* **What is required**: Extract each line holding the word "this" from the entries.
___ Working data ___
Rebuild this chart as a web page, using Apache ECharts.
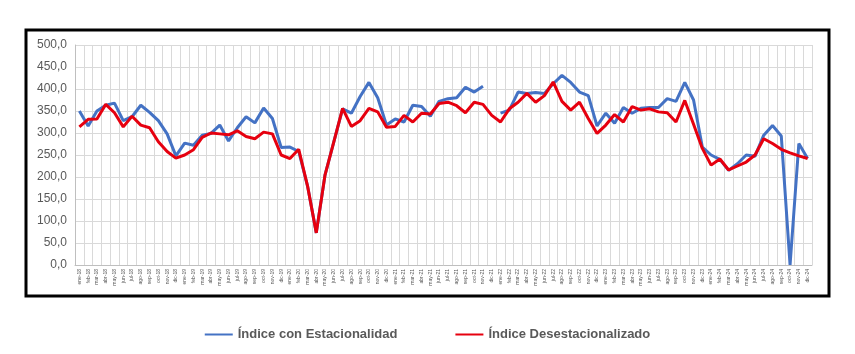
<!DOCTYPE html>
<html>
<head>
<meta charset="utf-8">
<script src="https://cdn.jsdelivr.net/npm/echarts@6/dist/echarts.min.js"></script>
<style>
  html, body { margin: 0; padding: 0; background: #fff; }
  #main { width: 855px; height: 354px; }
</style>
</head>
<body>
<div id="main"></div>
<script>
// meses y años del eje x
var meses = ['ene', 'feb', 'mar', 'abr', 'may', 'jun', 'jul', 'ago', 'sep', 'oct', 'nov', 'dic'];
var anios = ['18', '19', '20', '21', '22', '23', '24'];
var categorias = [];
anios.forEach(function (a) {
  meses.forEach(function (m) { categorias.push(m + '-' + a); });
});

// Índice con Estacionalidad (dic-21 sin dato)
var conEstacionalidad = [
  350, 316, 350, 363, 368, 328, 337, 363, 347, 328, 298, 248,
  277, 272, 295, 299, 318, 282, 312, 337, 323, 357, 333, 267,
  268, 258, 180, 73, 205, 280, 355, 345, 383, 415, 380, 318,
  332, 325, 363, 360, 338, 372, 378, 380, 404, 393, 406, null,
  345, 352, 393, 390, 392, 390, 412, 431, 415, 393, 385, 316,
  345, 322, 358, 345, 356, 358, 358, 378, 372, 415, 375, 268,
  250, 240, 215, 230, 250, 247, 295, 317, 293, 0, 276, 242
];

// Índice Desestacionalizado
var desestacionalizado = [
  314, 331, 332, 365, 346, 314, 338, 318, 312, 280, 258, 243,
  250, 262, 290, 300, 298, 296, 305, 292, 287, 302, 298, 250,
  242, 263, 180, 73, 205, 280, 356, 315, 328, 356, 348, 313,
  315, 340, 325, 345, 343, 367, 370, 362, 346, 370, 365, 340,
  325, 355, 370, 390, 370, 385, 416, 372, 352, 370, 333, 299,
  318, 342, 325, 360, 352, 355, 348, 346, 325, 374, 320, 265,
  227, 241, 216, 225, 234, 250, 287, 276, 263, 255, 248, 242
];

var chart = echarts.init(document.getElementById('main'));

var option = {
  animation: false,
  backgroundColor: '#fff',
  graphic: [{
    type: 'rect',
    shape: { x: 26, y: 30, width: 803, height: 266 },
    style: { fill: 'none', stroke: '#000', lineWidth: 3 },
    z: 100
  }],
  grid: { left: 75, right: 43, top: 45, bottom: 89 },
  legend: {
    bottom: 8,
    left: 'center',
    itemGap: 58,
    itemWidth: 28,
    itemHeight: 10,
    icon: 'path://M0,4 L28,4 L28,6 L0,6 Z',
    textStyle: { color: '#595959', fontSize: 13, fontWeight: 'bold', fontFamily: 'Liberation Sans' },
    data: ['Índice con Estacionalidad', 'Índice Desestacionalizado']
  },
  xAxis: {
    type: 'category',
    boundaryGap: true,
    data: categorias,
    axisLine: { lineStyle: { color: '#bfbfbf' } },
    axisTick: { show: false },
    axisLabel: {
      interval: 0,
      rotate: 90,
      fontSize: 5,
      color: '#595959',
      margin: 4,
      fontFamily: 'Liberation Sans'
    },
    splitLine: { show: true, interval: 0, lineStyle: { color: '#d9d9d9', width: 1 } }
  },
  yAxis: {
    type: 'value',
    min: 0,
    max: 500,
    interval: 50,
    axisLine: { show: true, lineStyle: { color: '#bfbfbf' } },
    axisTick: { show: false },
    axisLabel: {
      color: '#595959',
      fontSize: 12,
      fontFamily: 'Liberation Sans',
      formatter: function (v) { return v.toFixed(1).replace('.', ','); }
    },
    splitLine: { lineStyle: { color: '#d9d9d9', width: 1 } }
  },
  series: [
    {
      name: 'Índice con Estacionalidad',
      type: 'line',
      data: conEstacionalidad,
      connectNulls: false,
      showSymbol: false,
      symbol: 'none',
      lineStyle: { color: '#4472c4', width: 3 },
      itemStyle: { color: '#4472c4' }
    },
    {
      name: 'Índice Desestacionalizado',
      type: 'line',
      data: desestacionalizado,
      showSymbol: false,
      symbol: 'none',
      lineStyle: { color: '#e6000f', width: 3 },
      itemStyle: { color: '#e6000f' }
    }
  ]
};

chart.setOption(option);
</script>
</body>
</html>
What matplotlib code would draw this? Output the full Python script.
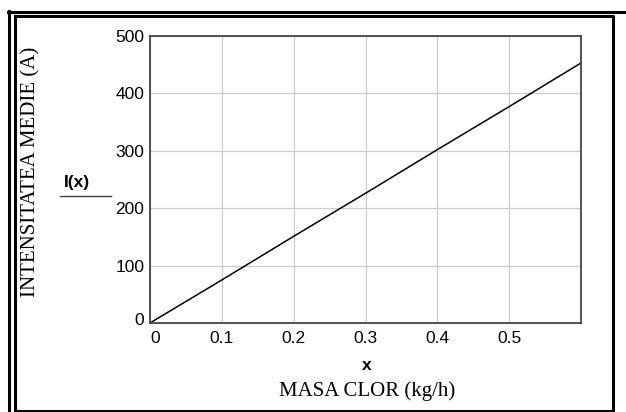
import matplotlib
matplotlib.use('Agg')
import matplotlib.pyplot as plt
import matplotlib.transforms as mtransforms
from matplotlib.lines import Line2D

# Dados: massa de cloro (kg/h) e intensitatea medie (A).
masa = [0.0, 0.1, 0.2, 0.3, 0.4, 0.5, 0.6]
intensitate = [0, 75, 151, 226, 302, 377, 453]

xticks = [0, 0.1, 0.2, 0.3, 0.4, 0.5]
xtick_labels = ['0', '0.1', '0.2', '0.3', '0.4', '0.5']
yticks = [0, 100, 200, 300, 400, 500]
ytick_labels = ['0', '100', '200', '300', '400', '500']

W, H = 626, 412
fig = plt.figure(figsize=(W / 100, H / 100), dpi=100)
fig.patch.set_facecolor('white')


def px(x, y):
    return x / W, 1 - y / H


# Eixos na posicao da figura original.
l, r, t, b = 150, 581, 36, 323
ax = fig.add_axes([l / W, 1 - b / H, (r - l) / W, (b - t) / H])

ax.plot(masa, intensitate, color='black', lw=1.1)
ax.set_xlim(0, 0.6)
ax.set_ylim(0, 500)

ax.set_xticks(xticks)
ax.set_yticks(yticks)
ax.set_xticklabels(xtick_labels, fontname='Liberation Sans', fontsize=12.5)
ax.set_yticklabels(ytick_labels, fontname='Liberation Sans', fontsize=12.5)
ax.tick_params(axis='x', length=0, pad=6)
ax.tick_params(axis='y', length=0, pad=4)
ax.grid(True, color='#cccccc', lw=0.9)
ax.set_axisbelow(True)
for s in ax.spines.values():
    s.set_color('#444444')
    s.set_linewidth(1.3)

# O "0" dos dois eixos fica deslocado, como no original.
fig.canvas.draw()
xl0 = ax.get_xticklabels()[0]
xl0.set_transform(xl0.get_transform() + mtransforms.ScaledTranslation(5 / 100, 0, fig.dpi_scale_trans))
yl0 = ax.get_yticklabels()[0]
yl0.set_transform(yl0.get_transform() + mtransforms.ScaledTranslation(0, 4 / 100, fig.dpi_scale_trans))

# Rotulos dos eixos.
fig.text(*px(367, 365), 'x', fontname='Liberation Sans', fontweight='bold',
         fontsize=12.5, ha='center', va='center')
fig.text(*px(367, 391), 'MASA CLOR (kg/h)', fontname='Liberation Serif',
         fontsize=15, ha='center', va='center')
fig.text(*px(31, 172), 'INTENSITATEA MEDIE (A)', fontname='Liberation Serif',
         fontsize=15, ha='center', va='center', rotation=90)
fig.text(*px(77, 183), 'I(x)', fontname='Liberation Sans', fontweight='bold',
         fontsize=12.5, ha='center', va='center')
fig.add_artist(Line2D([60 / W, 111 / W], [1 - 196 / H] * 2, color='#444444', lw=1.0))

# Moldura dupla.
lw = 2.2
fig.add_artist(Line2D([8 / W, 1.0], [1 - 12 / H] * 2, color='black', lw=lw))
fig.add_artist(Line2D([9 / W] * 2, [1 - 11 / H, 0], color='black', lw=lw))
fig.add_artist(Line2D([14.5 / W, 613 / W, 613 / W, 14.5 / W, 14.5 / W],
                      [1 - 15.5 / H, 1 - 15.5 / H, 1 - 411 / H, 1 - 411 / H, 1 - 15.5 / H],
                      color='black', lw=lw))

plt.savefig('out.png', dpi=100)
___
* **Task answer**:
Rebuild this chart as a web page, using Apache ECharts.
What matplotlib code would draw this? Output the full Python script.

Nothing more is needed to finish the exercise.